* [Written problem] Below are records. Copy every line with "full" in it.

* [Dataset entries]
-- start --

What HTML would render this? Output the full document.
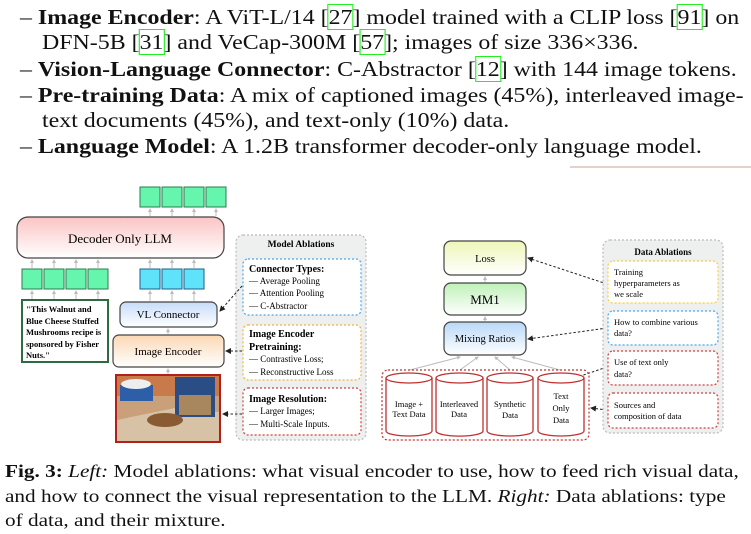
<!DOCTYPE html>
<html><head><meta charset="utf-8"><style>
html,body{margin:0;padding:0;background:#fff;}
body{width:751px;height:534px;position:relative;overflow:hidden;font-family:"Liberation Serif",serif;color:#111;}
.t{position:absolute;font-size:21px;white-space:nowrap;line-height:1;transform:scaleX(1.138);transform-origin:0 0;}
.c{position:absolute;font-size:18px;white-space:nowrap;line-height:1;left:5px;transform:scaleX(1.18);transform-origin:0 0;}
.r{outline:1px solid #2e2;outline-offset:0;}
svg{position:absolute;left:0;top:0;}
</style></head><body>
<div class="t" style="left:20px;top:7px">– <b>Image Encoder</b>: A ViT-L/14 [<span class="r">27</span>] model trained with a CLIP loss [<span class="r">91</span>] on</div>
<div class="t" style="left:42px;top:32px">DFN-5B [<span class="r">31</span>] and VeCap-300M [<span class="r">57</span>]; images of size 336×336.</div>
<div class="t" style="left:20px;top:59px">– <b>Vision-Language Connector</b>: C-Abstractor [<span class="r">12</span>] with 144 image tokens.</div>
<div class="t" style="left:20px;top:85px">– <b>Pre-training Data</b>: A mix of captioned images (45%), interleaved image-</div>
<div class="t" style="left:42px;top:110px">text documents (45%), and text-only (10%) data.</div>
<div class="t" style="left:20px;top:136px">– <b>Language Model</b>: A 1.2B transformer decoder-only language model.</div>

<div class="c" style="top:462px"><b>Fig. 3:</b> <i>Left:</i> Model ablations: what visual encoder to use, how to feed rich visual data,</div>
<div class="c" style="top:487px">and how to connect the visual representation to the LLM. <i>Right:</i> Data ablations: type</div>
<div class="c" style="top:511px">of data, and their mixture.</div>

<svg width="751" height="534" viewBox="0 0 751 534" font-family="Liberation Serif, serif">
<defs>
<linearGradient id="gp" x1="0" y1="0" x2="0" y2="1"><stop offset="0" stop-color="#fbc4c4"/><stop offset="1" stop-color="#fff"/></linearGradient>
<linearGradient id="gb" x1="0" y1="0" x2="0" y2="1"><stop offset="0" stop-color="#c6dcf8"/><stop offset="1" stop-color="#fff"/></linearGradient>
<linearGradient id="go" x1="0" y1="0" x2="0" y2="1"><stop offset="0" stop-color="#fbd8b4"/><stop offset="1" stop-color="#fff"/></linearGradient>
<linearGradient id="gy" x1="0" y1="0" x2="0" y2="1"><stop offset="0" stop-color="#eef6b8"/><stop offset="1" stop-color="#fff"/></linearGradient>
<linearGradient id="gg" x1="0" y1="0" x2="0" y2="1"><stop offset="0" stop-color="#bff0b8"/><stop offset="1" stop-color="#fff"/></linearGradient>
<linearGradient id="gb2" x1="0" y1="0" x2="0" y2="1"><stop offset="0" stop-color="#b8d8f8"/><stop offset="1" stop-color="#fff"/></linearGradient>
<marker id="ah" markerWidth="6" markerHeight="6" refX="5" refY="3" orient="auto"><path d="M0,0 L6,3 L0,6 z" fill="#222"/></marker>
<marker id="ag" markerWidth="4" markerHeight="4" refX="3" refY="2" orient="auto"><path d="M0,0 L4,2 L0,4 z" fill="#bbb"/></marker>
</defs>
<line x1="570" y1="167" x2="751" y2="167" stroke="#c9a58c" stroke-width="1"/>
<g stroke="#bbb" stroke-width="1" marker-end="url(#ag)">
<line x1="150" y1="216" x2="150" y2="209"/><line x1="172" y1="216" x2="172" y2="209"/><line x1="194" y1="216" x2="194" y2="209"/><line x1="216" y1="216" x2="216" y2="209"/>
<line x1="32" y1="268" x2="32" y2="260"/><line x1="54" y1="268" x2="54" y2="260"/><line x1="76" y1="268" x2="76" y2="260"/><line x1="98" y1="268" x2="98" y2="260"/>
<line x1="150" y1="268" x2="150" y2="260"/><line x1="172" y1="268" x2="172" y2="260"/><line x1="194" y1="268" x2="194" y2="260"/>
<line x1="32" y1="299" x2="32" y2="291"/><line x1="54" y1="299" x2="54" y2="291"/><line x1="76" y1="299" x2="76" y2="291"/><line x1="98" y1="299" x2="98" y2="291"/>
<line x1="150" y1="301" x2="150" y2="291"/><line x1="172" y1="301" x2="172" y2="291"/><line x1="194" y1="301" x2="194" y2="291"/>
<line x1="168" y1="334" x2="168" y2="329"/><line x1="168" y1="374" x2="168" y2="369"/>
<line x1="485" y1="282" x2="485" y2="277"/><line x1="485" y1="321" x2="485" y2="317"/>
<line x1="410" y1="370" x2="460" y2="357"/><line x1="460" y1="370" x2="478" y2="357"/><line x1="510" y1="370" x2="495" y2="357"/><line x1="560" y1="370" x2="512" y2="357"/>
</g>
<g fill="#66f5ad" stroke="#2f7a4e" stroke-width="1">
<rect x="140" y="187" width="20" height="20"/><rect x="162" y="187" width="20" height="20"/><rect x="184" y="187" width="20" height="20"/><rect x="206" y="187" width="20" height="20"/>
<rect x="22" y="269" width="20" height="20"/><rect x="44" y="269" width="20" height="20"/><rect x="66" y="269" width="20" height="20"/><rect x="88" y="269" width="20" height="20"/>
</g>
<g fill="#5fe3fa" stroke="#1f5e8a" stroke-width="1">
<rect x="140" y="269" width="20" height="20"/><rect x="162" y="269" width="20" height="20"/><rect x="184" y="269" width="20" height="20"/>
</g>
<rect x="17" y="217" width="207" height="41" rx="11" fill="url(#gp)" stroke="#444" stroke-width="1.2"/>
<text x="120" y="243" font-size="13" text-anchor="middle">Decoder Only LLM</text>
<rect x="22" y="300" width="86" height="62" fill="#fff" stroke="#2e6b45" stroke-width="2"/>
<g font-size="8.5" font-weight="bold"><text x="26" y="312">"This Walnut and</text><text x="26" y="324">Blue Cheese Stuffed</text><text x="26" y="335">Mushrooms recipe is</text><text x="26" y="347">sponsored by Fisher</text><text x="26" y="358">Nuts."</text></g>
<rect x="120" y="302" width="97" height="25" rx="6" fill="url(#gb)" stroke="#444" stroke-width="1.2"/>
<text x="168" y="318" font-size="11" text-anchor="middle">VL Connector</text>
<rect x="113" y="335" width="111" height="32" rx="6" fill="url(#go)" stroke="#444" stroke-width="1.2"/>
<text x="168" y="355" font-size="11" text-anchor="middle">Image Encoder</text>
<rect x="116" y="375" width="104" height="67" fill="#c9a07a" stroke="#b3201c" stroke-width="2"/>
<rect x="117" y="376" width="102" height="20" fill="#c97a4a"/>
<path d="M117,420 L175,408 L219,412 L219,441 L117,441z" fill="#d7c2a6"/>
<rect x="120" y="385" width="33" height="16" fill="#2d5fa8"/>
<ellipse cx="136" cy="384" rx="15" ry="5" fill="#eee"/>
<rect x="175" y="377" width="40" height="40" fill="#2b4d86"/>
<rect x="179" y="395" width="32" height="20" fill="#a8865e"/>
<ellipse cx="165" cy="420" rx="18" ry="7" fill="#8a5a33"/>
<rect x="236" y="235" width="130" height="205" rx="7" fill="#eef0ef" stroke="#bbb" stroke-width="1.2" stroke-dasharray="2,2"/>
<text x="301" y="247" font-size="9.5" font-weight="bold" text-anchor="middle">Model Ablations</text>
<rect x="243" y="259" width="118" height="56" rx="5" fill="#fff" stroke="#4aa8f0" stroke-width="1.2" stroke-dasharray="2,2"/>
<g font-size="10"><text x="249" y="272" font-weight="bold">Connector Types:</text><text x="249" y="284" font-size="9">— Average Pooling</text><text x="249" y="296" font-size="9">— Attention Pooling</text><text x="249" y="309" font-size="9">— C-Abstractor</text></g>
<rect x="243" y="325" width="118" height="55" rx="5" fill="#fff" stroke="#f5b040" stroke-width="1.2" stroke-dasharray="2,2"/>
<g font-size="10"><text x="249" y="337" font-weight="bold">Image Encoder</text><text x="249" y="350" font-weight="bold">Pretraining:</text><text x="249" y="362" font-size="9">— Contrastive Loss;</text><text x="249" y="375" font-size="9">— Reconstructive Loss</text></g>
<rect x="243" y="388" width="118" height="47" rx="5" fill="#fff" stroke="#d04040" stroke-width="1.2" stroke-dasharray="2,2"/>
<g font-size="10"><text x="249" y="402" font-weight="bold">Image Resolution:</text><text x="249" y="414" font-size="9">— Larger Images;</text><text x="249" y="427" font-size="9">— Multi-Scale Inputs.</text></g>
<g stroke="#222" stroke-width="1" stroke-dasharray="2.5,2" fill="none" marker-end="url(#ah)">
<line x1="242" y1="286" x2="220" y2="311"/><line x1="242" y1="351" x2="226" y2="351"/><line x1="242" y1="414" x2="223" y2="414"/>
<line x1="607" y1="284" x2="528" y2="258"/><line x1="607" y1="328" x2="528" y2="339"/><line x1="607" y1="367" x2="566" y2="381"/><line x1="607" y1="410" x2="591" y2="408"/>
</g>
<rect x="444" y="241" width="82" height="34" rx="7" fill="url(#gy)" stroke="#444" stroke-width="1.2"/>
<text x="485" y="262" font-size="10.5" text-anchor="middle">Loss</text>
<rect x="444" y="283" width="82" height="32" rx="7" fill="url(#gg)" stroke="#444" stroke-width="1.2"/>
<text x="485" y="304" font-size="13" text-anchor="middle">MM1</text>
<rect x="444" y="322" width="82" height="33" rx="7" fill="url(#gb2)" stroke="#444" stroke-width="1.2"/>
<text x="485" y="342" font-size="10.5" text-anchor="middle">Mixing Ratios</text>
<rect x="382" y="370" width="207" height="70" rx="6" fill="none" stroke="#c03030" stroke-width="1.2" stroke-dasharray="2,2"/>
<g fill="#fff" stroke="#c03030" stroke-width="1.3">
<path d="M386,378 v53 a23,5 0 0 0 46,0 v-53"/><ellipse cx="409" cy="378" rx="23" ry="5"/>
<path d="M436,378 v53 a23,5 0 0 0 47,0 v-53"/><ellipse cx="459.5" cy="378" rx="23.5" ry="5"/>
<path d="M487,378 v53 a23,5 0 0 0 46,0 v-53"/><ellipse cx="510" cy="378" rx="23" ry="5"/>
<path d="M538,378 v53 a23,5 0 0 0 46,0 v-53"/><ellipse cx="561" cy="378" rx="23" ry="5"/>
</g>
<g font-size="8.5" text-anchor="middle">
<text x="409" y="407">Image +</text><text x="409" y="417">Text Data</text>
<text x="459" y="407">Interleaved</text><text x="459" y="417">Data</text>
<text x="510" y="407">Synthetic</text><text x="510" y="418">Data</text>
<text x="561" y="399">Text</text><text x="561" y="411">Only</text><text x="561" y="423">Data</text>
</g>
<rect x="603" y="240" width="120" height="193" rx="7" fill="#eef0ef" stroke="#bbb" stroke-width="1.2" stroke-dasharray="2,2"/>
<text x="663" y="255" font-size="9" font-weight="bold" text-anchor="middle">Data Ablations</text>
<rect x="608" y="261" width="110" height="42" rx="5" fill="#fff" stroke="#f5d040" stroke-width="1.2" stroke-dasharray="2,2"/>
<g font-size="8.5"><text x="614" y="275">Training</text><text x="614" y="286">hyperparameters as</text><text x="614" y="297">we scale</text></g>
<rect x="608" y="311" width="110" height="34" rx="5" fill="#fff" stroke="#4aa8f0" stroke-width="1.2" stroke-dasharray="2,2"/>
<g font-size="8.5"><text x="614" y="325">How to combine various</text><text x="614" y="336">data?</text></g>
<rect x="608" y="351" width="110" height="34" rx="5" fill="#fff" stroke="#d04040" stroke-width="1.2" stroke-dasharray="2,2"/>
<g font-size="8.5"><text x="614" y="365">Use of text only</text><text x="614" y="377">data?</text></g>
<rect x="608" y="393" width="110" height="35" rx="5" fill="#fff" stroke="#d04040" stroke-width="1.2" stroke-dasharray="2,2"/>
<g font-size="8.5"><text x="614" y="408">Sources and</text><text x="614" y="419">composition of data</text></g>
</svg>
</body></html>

-- end --
-- start --

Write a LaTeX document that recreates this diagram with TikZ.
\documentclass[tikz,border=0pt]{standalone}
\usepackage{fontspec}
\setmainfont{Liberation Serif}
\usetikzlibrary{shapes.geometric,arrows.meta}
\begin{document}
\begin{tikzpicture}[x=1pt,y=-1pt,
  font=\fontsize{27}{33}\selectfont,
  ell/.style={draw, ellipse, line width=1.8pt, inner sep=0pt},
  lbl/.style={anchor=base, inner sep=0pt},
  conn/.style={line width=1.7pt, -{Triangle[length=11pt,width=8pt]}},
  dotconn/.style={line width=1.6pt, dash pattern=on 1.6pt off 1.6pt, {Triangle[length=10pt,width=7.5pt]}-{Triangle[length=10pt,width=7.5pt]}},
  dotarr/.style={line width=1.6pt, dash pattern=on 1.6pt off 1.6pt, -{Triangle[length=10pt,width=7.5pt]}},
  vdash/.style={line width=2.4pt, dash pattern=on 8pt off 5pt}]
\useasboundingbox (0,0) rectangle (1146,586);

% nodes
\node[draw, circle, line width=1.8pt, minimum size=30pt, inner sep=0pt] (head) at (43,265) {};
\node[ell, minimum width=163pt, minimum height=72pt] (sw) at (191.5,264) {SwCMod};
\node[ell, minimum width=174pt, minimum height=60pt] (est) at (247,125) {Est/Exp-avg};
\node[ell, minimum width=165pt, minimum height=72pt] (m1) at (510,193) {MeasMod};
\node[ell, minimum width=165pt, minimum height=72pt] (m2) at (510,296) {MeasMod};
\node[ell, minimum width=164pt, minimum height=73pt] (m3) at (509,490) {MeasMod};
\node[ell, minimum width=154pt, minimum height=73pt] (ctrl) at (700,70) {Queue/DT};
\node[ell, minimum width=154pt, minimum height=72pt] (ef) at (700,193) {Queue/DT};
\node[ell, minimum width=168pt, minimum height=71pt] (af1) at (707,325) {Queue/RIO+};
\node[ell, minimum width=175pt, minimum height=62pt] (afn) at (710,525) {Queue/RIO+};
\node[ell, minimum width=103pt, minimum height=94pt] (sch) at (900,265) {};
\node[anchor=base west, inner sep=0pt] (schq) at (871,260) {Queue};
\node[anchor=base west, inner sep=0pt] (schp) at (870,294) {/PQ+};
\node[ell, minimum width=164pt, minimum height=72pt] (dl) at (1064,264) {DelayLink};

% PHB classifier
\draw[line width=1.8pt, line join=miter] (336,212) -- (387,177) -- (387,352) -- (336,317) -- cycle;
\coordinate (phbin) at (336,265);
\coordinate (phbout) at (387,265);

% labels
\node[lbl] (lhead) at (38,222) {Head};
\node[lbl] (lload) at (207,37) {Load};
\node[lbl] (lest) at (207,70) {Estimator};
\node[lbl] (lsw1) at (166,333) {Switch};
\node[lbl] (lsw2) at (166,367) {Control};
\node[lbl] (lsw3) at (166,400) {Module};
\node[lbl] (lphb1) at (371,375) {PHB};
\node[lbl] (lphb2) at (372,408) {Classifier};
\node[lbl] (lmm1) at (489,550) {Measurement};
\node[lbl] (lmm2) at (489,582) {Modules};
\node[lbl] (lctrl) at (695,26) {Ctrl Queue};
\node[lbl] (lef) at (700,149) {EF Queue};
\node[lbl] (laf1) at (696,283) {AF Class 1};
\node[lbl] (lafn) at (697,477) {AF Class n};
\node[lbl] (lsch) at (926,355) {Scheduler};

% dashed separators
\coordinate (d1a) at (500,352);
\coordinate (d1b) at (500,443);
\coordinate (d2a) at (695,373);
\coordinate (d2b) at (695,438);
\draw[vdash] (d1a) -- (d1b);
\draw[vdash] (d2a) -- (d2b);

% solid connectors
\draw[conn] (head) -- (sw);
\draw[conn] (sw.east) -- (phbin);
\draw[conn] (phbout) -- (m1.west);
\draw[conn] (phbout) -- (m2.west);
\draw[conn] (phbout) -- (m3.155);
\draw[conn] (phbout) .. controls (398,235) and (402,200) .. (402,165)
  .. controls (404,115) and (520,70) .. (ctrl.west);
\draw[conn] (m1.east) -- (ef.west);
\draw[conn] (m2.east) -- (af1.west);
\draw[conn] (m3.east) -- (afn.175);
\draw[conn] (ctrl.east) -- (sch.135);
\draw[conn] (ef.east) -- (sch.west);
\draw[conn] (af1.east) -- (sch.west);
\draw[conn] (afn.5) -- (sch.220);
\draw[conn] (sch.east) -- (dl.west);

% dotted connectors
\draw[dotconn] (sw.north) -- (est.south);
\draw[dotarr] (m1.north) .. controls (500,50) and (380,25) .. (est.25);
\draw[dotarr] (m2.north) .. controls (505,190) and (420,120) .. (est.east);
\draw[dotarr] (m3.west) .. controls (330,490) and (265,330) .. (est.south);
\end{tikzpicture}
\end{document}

-- end --
-- start --

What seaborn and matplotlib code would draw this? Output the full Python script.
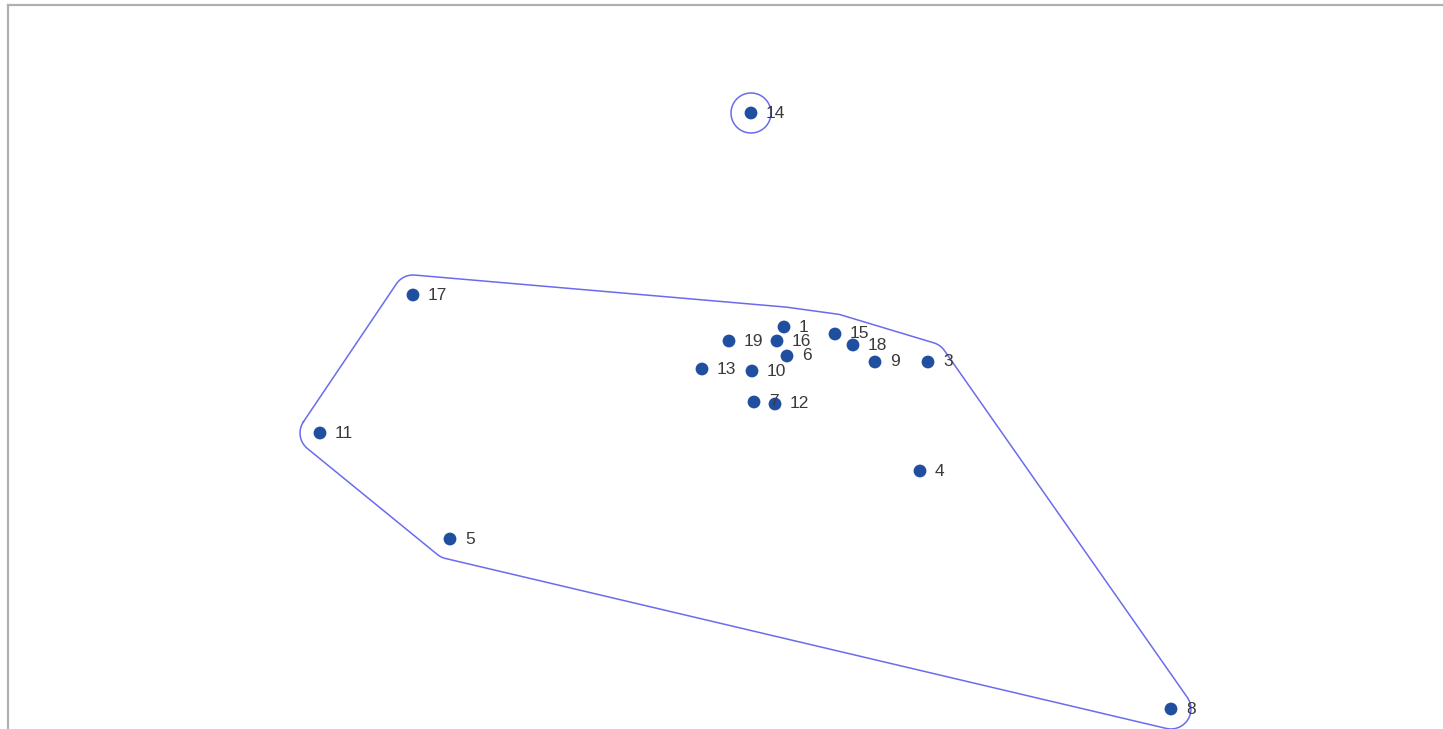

-- end --

* [Correct response]
What HTML would render this? Output the full document.
What seaborn and matplotlib code would draw this? Output the full Python script.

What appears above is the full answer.